Cette “marche pacifique et non violente” était organisée par le Comité laïc de coordination, proche de l’Église catholique, pour réclamer l’application d’un accord pouvoir-opposition signé le 31 décembre 2016, “accord violé volontairement”, a ajouté le prélat. Ce texte prévoyait la tenue d’élections au plus tard fin 2017 et avait déjà été signé grâce à la médiation des évêques congolais. Une série de scrutins, dont la présidentielle censée élire le successeur de Joseph Kabila est prévue pour le 23 décembre 2018. Un échéancier récusé par l’opposition et la société civile congolaises, qui réclament l’application de l’accord du 31 décembre 2016 et exigent une “transition sans Kabila”. Comment l’Église est-elle parvenue à s’imposer dans le débat politique et pourquoi ? Éclairages avec Mehdi Belaïd, chercheur en sciences politiques à l’université Paris I.
France 24 : Comment expliquer le rôle politique de l’Église catholique en RD Congo ?
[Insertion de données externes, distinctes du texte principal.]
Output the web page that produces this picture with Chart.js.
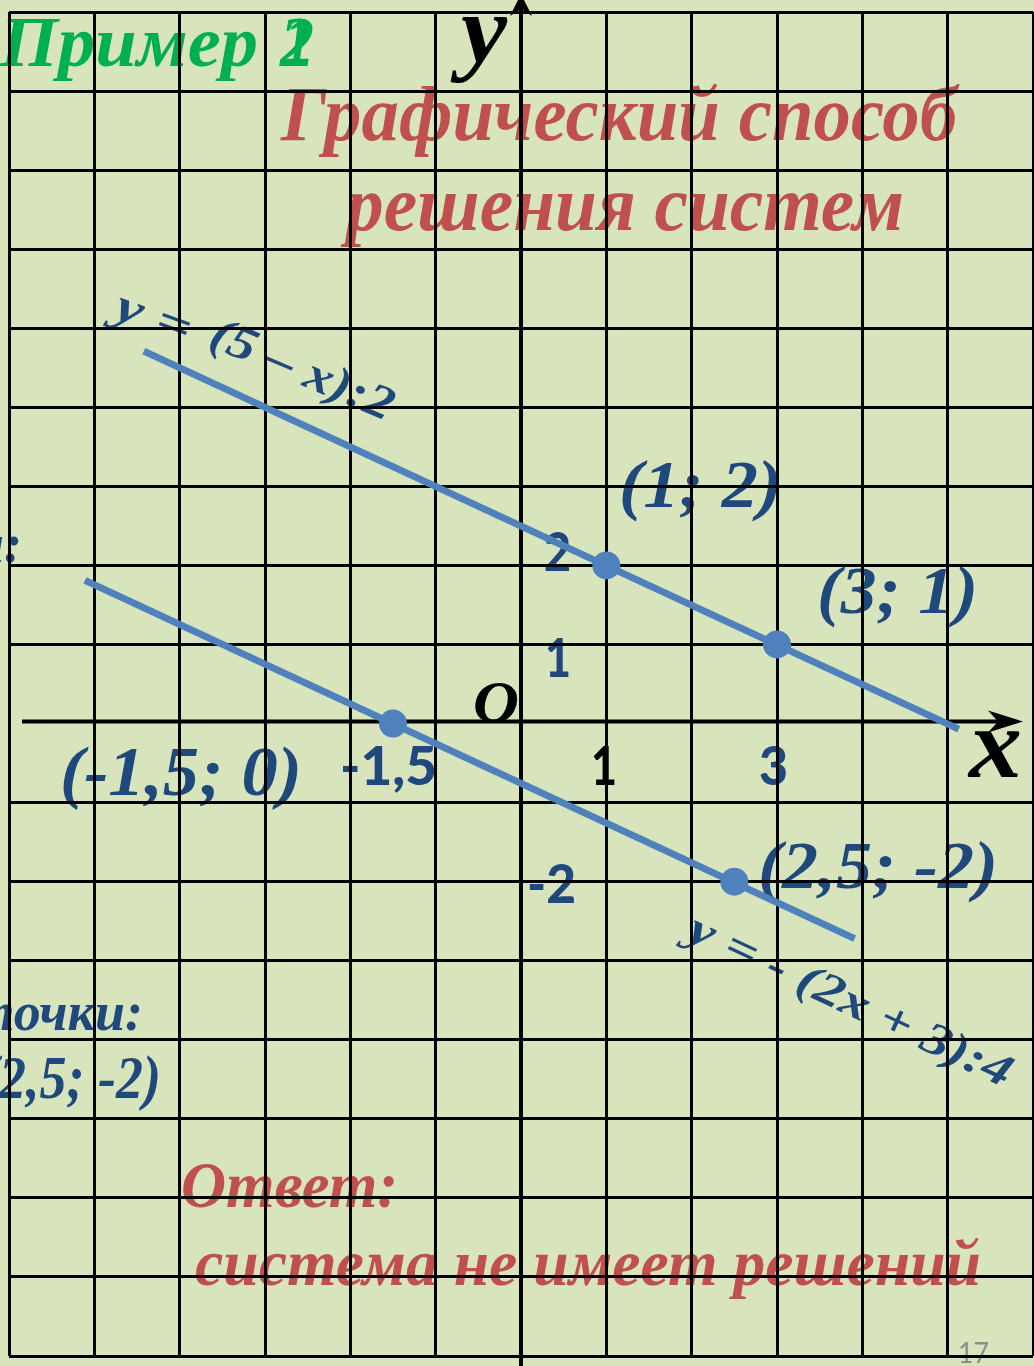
<!DOCTYPE html>
<html><head><meta charset="utf-8">
<script src="https://cdn.jsdelivr.net/npm/chart.js@4/dist/chart.umd.min.js"></script>
<style>html,body{margin:0;padding:0;background:#D8E4BC;overflow:hidden}canvas{display:block}</style>
</head><body>
<canvas id="c" width="1034" height="1366"></canvas>
<script>
// ---- data ----
const xRange = [-6, 6];
const yRange = [-8, 9];
const line1Points = [{x: -4.42, y: 4.71}, {x: 5.13, y: -0.07}];   // y = (5 - x):2
const line2Points = [{x: -5.11, y: 1.81}, {x: 3.91, y: -2.72}];   // y = -(2x + 3):4
const markedX = [1, 3, -1.5, 2.5];
const markedY = [2, 1, 0, -2];

// ---- styles ----
const SERIF = '"Liberation Serif","DejaVu Serif",serif';
const SANS = 'Lato,"Open Sans",sans-serif';
const RED = '#C0504D', GREEN = '#00B050', DBLUE = '#1F497D', LBLUE = '#4F81BD', BLACK = '#000000';
const BG = '#D8E4BC';

const texts = [
  {text: 'Пример', x: 0, y: 66, width: 258, size: 72, family: SERIF, style: 'italic bold', color: GREEN},
  {text: '2', x: 280, y: 66, width: 34, size: 72, family: SERIF, style: 'italic bold', color: GREEN},
  {text: '1', x: 285, y: 66, width: 26, size: 72, family: SERIF, style: 'italic bold', color: GREEN},
  {text: 'y', x: 461, y: 62, width: 46, size: 98, family: SERIF, style: 'italic bold', color: BLACK},
  {text: 'Графический способ', x: 281, y: 140, width: 676, size: 78, family: SERIF, style: 'italic bold', color: RED},
  {text: 'решения систем', x: 346, y: 230, width: 558, size: 78, family: SERIF, style: 'italic bold', color: RED},
  {text: 'y =', x: 112, y: 318, width: 78, size: 48, angle: 20, family: SERIF, style: 'italic bold', color: DBLUE},
  {text: '(5 – x):2', x: 207, y: 345, width: 195, size: 48, angle: 23, family: SERIF, style: 'italic bold', color: DBLUE},
  {text: '(1; 2)', x: 619, y: 507, width: 163, size: 68, family: SERIF, style: 'italic bold', color: DBLUE},
  {text: '(3; 1)', x: 817, y: 613, width: 161, size: 68, family: SERIF, style: 'italic bold', color: DBLUE},
  {text: 'и:', right: 22, y: 562, size: 54, family: SERIF, style: 'italic bold', color: DBLUE},
  {text: '2', x: 544, y: 571, width: 27, size: 54, family: SANS, style: '900', color: DBLUE},
  {text: '1', x: 545, y: 677, width: 26, size: 54, family: SANS, style: '900', color: DBLUE},
  {text: 'O', x: 473, y: 722, width: 46, size: 60, family: SERIF, style: 'italic bold', color: BLACK},
  {text: 'x', x: 969, y: 777, width: 53, size: 100, family: SERIF, style: 'italic bold', color: BLACK},
  {text: '(-1,5; 0)', x: 60, y: 795, width: 242, size: 70, family: SERIF, style: 'italic bold', color: DBLUE},
  {text: '-1,5', x: 340, y: 785, width: 97, size: 54, family: SANS, style: '900', color: DBLUE},
  {text: '1', x: 591, y: 785, width: 26, size: 54, family: SANS, style: '900', color: BLACK},
  {text: '3', x: 759, y: 785, width: 29, size: 54, family: SANS, style: '900', color: DBLUE},
  {text: '(2,5; -2)', x: 758, y: 888, width: 240, size: 68, family: SERIF, style: 'italic bold', color: DBLUE},
  {text: '-2', x: 527, y: 903, width: 49, size: 54, family: SANS, style: '900', color: DBLUE},
  {text: 'y = - (2x + 3):4', x: 685, y: 939, width: 352, size: 46, angle: 25, family: SERIF, style: 'italic bold', color: DBLUE},
  {text: 'точки:', right: 143, y: 1030, size: 54, family: SERIF, style: 'italic bold', color: DBLUE},
  {text: '(2,5; -2)', right: 161, y: 1098, width: 180, size: 62, family: SERIF, style: 'italic bold', color: DBLUE},
  {text: 'Ответ:', x: 181, y: 1207, width: 217, size: 66, family: SERIF, style: 'italic bold', color: RED},
  {text: 'система не имеет решений', x: 195, y: 1285, width: 786, size: 66, family: SERIF, style: 'italic bold', color: RED},
  {text: '17', x: 958, y: 1363, width: 31, size: 28, family: SANS, style: '', color: '#8C8C8C'}
];

function drawText(ctx, t) {
  ctx.save();
  ctx.font = `${t.style || ''} ${t.size}px ${t.family}`;
  ctx.fillStyle = t.color;
  ctx.textBaseline = 'alphabetic';
  ctx.textAlign = 'left';
  const w = ctx.measureText(t.text).width;
  const tw = t.width || w;
  const sx = tw / w;
  const x = (t.right !== undefined) ? t.right - tw : t.x;
  ctx.translate(x, t.y);
  if (t.angle) ctx.rotate(t.angle * Math.PI / 180);
  ctx.scale(sx, 1);
  ctx.fillText(t.text, 0, 0);
  ctx.restore();
}

const backgroundAndText = {
  id: 'bgText',
  beforeDraw(chart) {
    const ctx = chart.ctx;
    ctx.save();
    ctx.fillStyle = BG;
    ctx.fillRect(0, 0, chart.width, chart.height);
    ctx.restore();
    texts.forEach(t => drawText(ctx, t));
  }
};

const axesPlugin = {
  id: 'axesArrows',
  beforeDatasetsDraw(chart) {
    const ctx = chart.ctx;
    const xs = chart.scales.x, ys = chart.scales.y;
    const x0 = xs.getPixelForValue(0);
    const y0 = ys.getPixelForValue(0) - 2;
    ctx.save();
    ctx.strokeStyle = BLACK;
    ctx.fillStyle = BLACK;
    ctx.lineWidth = 4;
    // y axis
    ctx.beginPath();
    ctx.moveTo(x0, chart.height);
    ctx.lineTo(x0, 6);
    ctx.stroke();
    ctx.beginPath();
    ctx.moveTo(x0, -6);
    ctx.lineTo(x0 - 11, 16);
    ctx.lineTo(x0, 9);
    ctx.lineTo(x0 + 11, 16);
    ctx.closePath();
    ctx.fill();
    // x axis
    ctx.beginPath();
    ctx.moveTo(22, y0);
    ctx.lineTo(1005, y0);
    ctx.stroke();
    ctx.beginPath();
    ctx.moveTo(1023, y0);
    ctx.lineTo(988, y0 - 11);
    ctx.lineTo(998, y0);
    ctx.lineTo(988, y0 + 11);
    ctx.closePath();
    ctx.fill();
    ctx.restore();
  }
};

const gridColor = c => (c.tick && c.tick.value === 0) ? 'rgba(0,0,0,0)' : BLACK;

new Chart(document.getElementById('c'), {
  type: 'scatter',
  data: {
    datasets: [
      {data: line1Points, showLine: true, borderColor: LBLUE, borderWidth: 7, pointRadius: 0, borderCapStyle: 'butt', clip: false},
      {data: line2Points, showLine: true, borderColor: LBLUE, borderWidth: 7, pointRadius: 0, borderCapStyle: 'butt', clip: false},
      {data: markedX.map((x, i) => ({x: x, y: markedY[i]})), showLine: false, pointRadius: 14, pointBackgroundColor: LBLUE, pointBorderWidth: 0, clip: false}
    ]
  },
  options: {
    responsive: false,
    animation: false,
    devicePixelRatio: 1,
    events: [],
    layout: {autoPadding: false, padding: {left: 9, top: 12, right: 1, bottom: 10}},
    plugins: {legend: {display: false}, tooltip: {enabled: false}, title: {display: false}},
    scales: {
      x: {type: 'linear', min: xRange[0], max: xRange[1],
          ticks: {display: false, stepSize: 1, includeBounds: false},
          grid: {color: gridColor, lineWidth: 3, drawTicks: false},
          border: {display: false}},
      y: {type: 'linear', min: yRange[0], max: yRange[1],
          ticks: {display: false, stepSize: 1, includeBounds: false},
          grid: {color: gridColor, lineWidth: 3, drawTicks: false},
          border: {display: false}}
    }
  },
  plugins: [backgroundAndText, axesPlugin]
});
</script>
</body></html>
Mehdi Belaïd : L’Église catholique a toujours joué un rôle politique et social en RDC, où le sentiment religieux, au sein d’une population majoritairement catholique, est très fort. Depuis l’indépendance du pays, elle pallie les défaillances de l’État, notamment sur les questions d’éducation et de santé. Les différents acteurs au pouvoir ont toujours essayé de s’imposer face à l’Église catholique, qui, en réaction, essayait de préserver sa place dans le système politique congolais.
Avez-vous des exemples de cette implication de l’Église dans le jeu politique ?
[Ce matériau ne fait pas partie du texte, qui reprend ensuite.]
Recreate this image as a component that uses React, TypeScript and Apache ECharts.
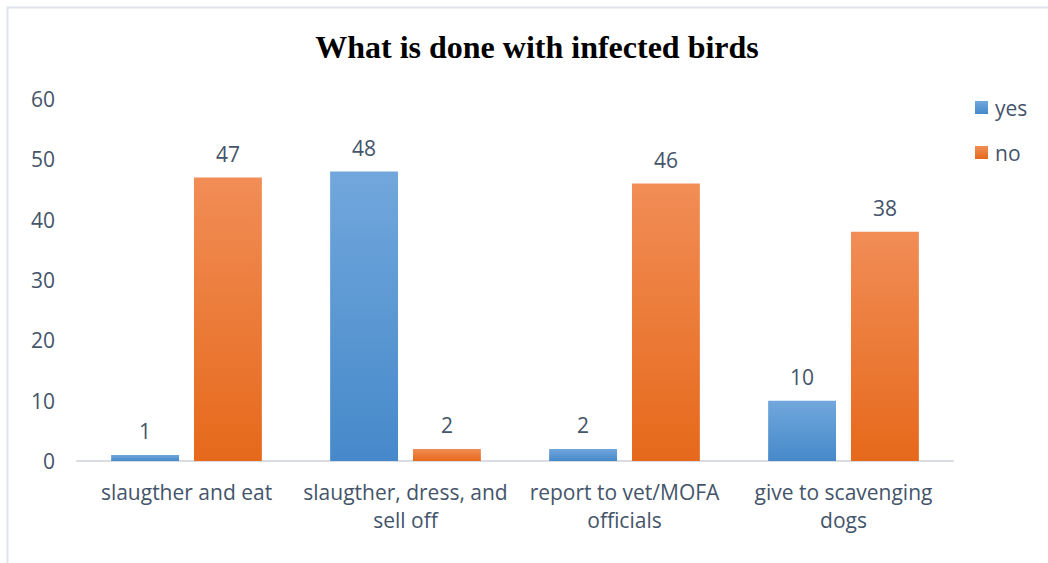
import React, { useEffect, useRef } from "react";
import * as echarts from "echarts";

const categories = [
  "slaugther and eat",
  "slaugther, dress, and\nsell off",
  "report to vet/MOFA\nofficials",
  "give to scavenging\ndogs",
];
const yesValues = [1, 48, 2, 10];
const noValues = [47, 2, 46, 38];
const yTicks = [0, 10, 20, 30, 40, 50, 60];

const TEXT = "#44546a";
const FONT = "'Open Sans', sans-serif";
const SIZE = 21;

const grad = (top: string, bottom: string) =>
  new echarts.graphic.LinearGradient(0, 0, 0, 1, [
    { offset: 0, color: top },
    { offset: 1, color: bottom },
  ]);

export default function App() {
  const ref = useRef<HTMLDivElement>(null);
  useEffect(() => {
    if (!ref.current) return;
    const chart = echarts.init(ref.current, null, { renderer: "svg" });
    const valueLabel = {
      show: true,
      position: "top",
      distance: 13,
      fontFamily: FONT,
      fontSize: SIZE,
      color: TEXT,
    };
    chart.setOption({
      animation: false,
      backgroundColor: "#ffffff",
      title: {
        text: "What is done with infected birds",
        left: 532,
        textAlign: "center",
        top: 26,
        textStyle: {
          fontFamily: "'Liberation Serif', 'Times New Roman', serif",
          fontWeight: "bold",
          fontSize: 32,
          color: "#000000",
        },
      },
      legend: {
        orient: "vertical",
        left: 975,
        top: 97,
        padding: 0,
        itemWidth: 13,
        itemHeight: 13,
        itemGap: 24,
        icon: "rect",
        textStyle: {
          fontFamily: FONT,
          fontSize: SIZE,
          lineHeight: 21,
          color: TEXT,
          padding: [0, 0, 0, 2],
        },
        data: ["yes", "no"],
      },
      grid: { left: 77, right: 95, top: 99, bottom: 102 },
      xAxis: {
        type: "category",
        data: categories,
        axisLine: { lineStyle: { color: "#d9dde3", width: 2 } },
        axisTick: { show: false },
        axisLabel: {
          interval: 0,
          margin: 17,
          lineHeight: 28,
          fontFamily: FONT,
          fontSize: SIZE,
          color: TEXT,
        },
      },
      yAxis: {
        type: "value",
        min: yTicks[0],
        max: yTicks[yTicks.length - 1],
        interval: 10,
        splitLine: { show: false },
        axisLine: { show: false },
        axisLabel: { margin: 22, fontFamily: FONT, fontSize: SIZE, color: TEXT },
      },
      series: [
        {
          name: "yes",
          type: "bar",
          data: yesValues,
          barWidth: "31%",
          barGap: "22%",
          itemStyle: { color: grad("#71a7dc", "#4689ca") },
          label: valueLabel,
        },
        {
          name: "no",
          type: "bar",
          data: noValues,
          barWidth: "31%",
          itemStyle: { color: grad("#f18d56", "#e6691b") },
          label: valueLabel,
        },
      ],
      graphic: [
        {
          type: "rect",
          shape: { x: 7.5, y: 7.5, width: 1100, height: 600 },
          style: { fill: "none", stroke: "#dfe4ea", lineWidth: 2 },
          silent: true,
        },
      ],
    });
    return () => chart.dispose();
  }, []);
  return (
    <div
      ref={ref}
      style={{ position: "fixed", left: 0, top: 0, width: 1048, height: 563 }}
    />
  );
}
Elle a souvent joué un rôle d’intermédiaire lors des périodes de transition politique. Au début des années 1990, lors de l’ouverture démocratique du pays, l’Église a par exemple participé à la conférence nationale souveraine [la CNS fut un congrès lors duquel ont débattu des délégués censés représenter toutes les ethnies et toutes les couches sociales, dans le but de jeter les bases d’une nouvelle organisation, mais qui fut suspendue par le président Mobutu, NDLR].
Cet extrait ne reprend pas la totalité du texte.